At least three reporters have also been convicted in the current round of trials, including a prominent blogger, Nay Phone Latt, who was sentenced on November 10, 2008, to 20 years in prison for his reporting during the September 2007 demonstrations, and two journalists reporting on a corruption case, who received three months each.
Human Rights Watch urged countries in the region, particularly China, India, and the Association of Southeast Asian Nations, to press the Burmese government to drop charges or exonerate political activists, lawyers, and others detained for exercising their internationally protected rights to freedom of expression, association, and peaceful assembly.
"The arrests of Nay Phone Latt and two other journalists is a clear attempt to intimidate Burma's independent media from reporting on these trials," said Pearson. "Countries able to influence the Burmese junta should not stand by and let this happen."
After the major demonstrations in September 2007, the Burmese military government arrested hundreds of political activists and protesters (http://hrw.org/reports/2007/burma1207/ ). According to the Thailand-based Assistance Association for Political Prisoners in Burma (AAPPB), more than 2,100 political activists are now in prison in Burma, more than double the number of political prisoners before the September 2007 protests.
Trials of activists and lawyers since late October 2008 include:
- On October 23, the North Okkalapa Court sentenced seven Buddhist monks and seven nuns to four years of hard labor for "injuring or defiling a place of worship" (section 295 of the Penal Code) and "insulting ... either spoken or written ... another religion" (295(A)). They were arrested at two schools in Rangoon in September 2007, and include a 65-year-old abbot, U Yevada, and an 80-year-old nun, Daw Ponnami. Family members were not permitted to attend their trials, and their lawyers were often barred from attending hearings.
- On October 24, six members of the National League for Democracy (NLD) in Mandalay - Daw Win Mya Mya, Tin Ko Ko, U Than Lwin, U Kan Tun, Win Shwe, and Min Thu - were sentenced on charges of "intent to cause rioting" (section 153) and "statements conducting to public mischief ... which is likely to cause fear or alarm to the public" (section 505(B)), to prison terms ranging from two to 13 years for their involvement in demonstrations in September 2007.

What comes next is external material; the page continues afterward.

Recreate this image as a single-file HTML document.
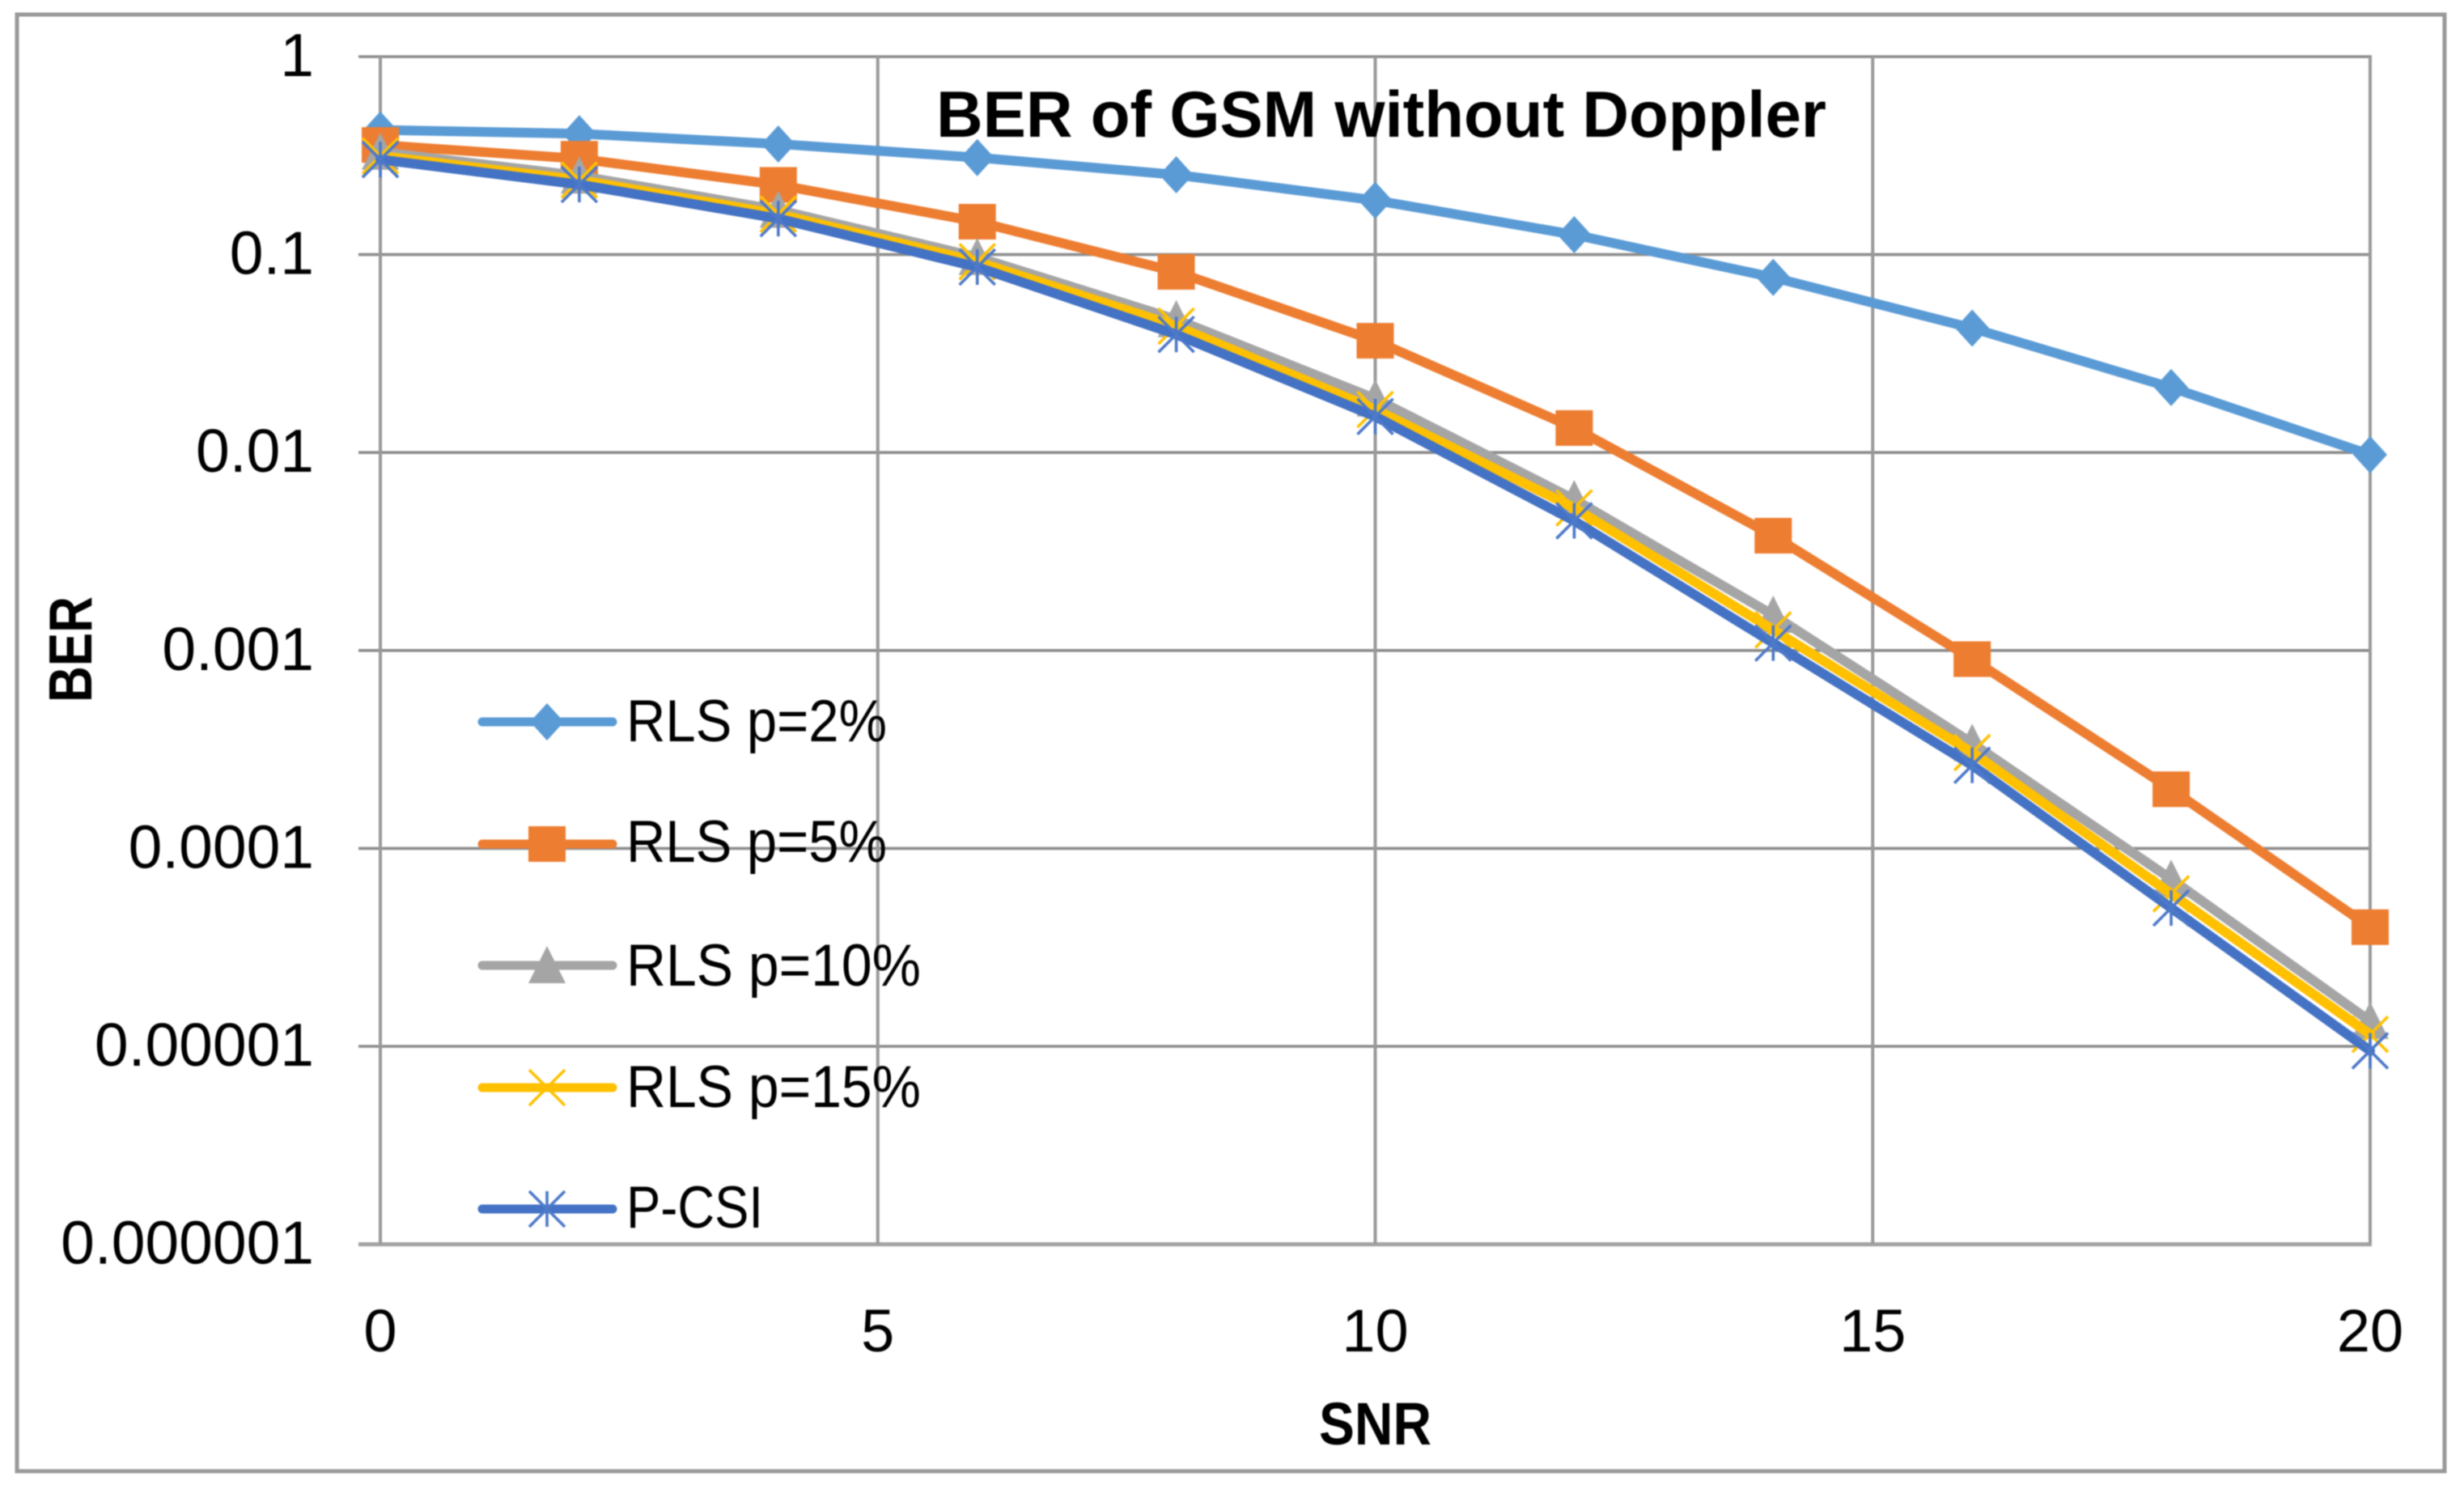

- In late October, 11 members of the NLD youth wing from Hlaing Thar Yar township in Rangoon went on trial in the local public court, charged with instigating public unrest. They were arrested in 2007 and again in September 2008 for staging peaceful protests. Their lawyers were arrested on October 30 for protesting unfair legal proceedings (see below).
- On October 29, nine members of the '88 Generation Students group - Min Ko Naing, Ko Ko Gyi, Hla Myo Naung, Htay Kywe, Mya Aye, Nyan Lin, Phone Cho, Aung Thu, and Aung Naing - went on trial in Insein prison. They were among 34 activists arrested in August 2007. The nine are charged with a total of 22 offenses including unlawful association, criticizing the National Convention constitutional process (Law 5/96 of 1996), engaging in anti-government propaganda, and instigating public unrest, which could garner each activist an estimated 150 years in prison.
- The nine defendants protested against the trial being conducted at Insein in secret. As a result, on the same day, all nine were charged with contempt of court and sentenced to six months in jail. They were subsequently transferred to a remote prison in Maubin in Irrawaddy Division, where family members and supporters cannot visit them, to continue the trials. On October 30, four lawyers representing NLD defendants were charged with contempt of court. Nyi Nyi Htwe and Saw Kyaw Kyaw Min were sentenced to six months in prison for contempt of court under section 228 of the Penal Code for trying to call a senior government official as a witness in a case against two people who had demonstrated against the military government. U Aung Thein and U Khin Maung Shein were sentenced to four months each under section 3 of the Contempt of Court Act, after their clients asked them to withdraw counsel in protest against restrictive measures during trial, including lacking access to an important witness and not permitting family members of the accused to attend proceedings. Three of the lawyers are already in custody and one is in hiding.
- On November 2, five labor activists - Thu Rein Aung, Kyaw Min, Kyaw Kyaw, Wai Lin, and Nyi Zaw - were transferred from Rangoon to prisons in Western and Northern Burma to begin closed trials related to their activities during the September 2007 demonstrations.
- On November 3, eight activists from newly formed local groups "The Justice" and "The Best Manure" went on trial, charged with offenses related to illegally forming organizations. They had been arrested in September 2008.
- On November 5, five Buddhist monks arrested at Ngwe Kyar Yan monastery during the September 2007 crackdown went on trial at the South Okkalapa Court in Rangoon, charged with "injuring or defiling a place of worship" (section 295) and "intent to cause fear or alarm in the public" (section 505(B)). After staging a brief demonstration outside the court by chanting prayers, the five were additionally charged on November 5 with obstructing the course of justice (section 353), for which they face an additional two-year sentence.
- On November 5, two journalists, Khin Maung Aye and Tun Tun Thein from News Watch Journal, were arrested over articles in their July publication exposing local corruption and summarily sentenced to three months in prison.
- On November 10, the blogger Nay Phone Latt was sentenced to 20 years in prison for his web postings and reporting of activities during the September 2007 demonstrations. He was arrested in January 2008.
- On November 11, 14 activists arrested during the August 2007 demonstrations were sentenced by a tribunal inside Insein prison to prison sentences of 65 years each for offenses such as holding foreign currency without permission and lacking permits for various types of ordinary equipment. In addition, a prominent labor activist, Ma Su Su Nway, was sentenced to 12-and-a-half years in prison for her peaceful protests in August and November 2007. She was charged with treason (section 124) and intent to cause fear or harm to the public (section 505(B)).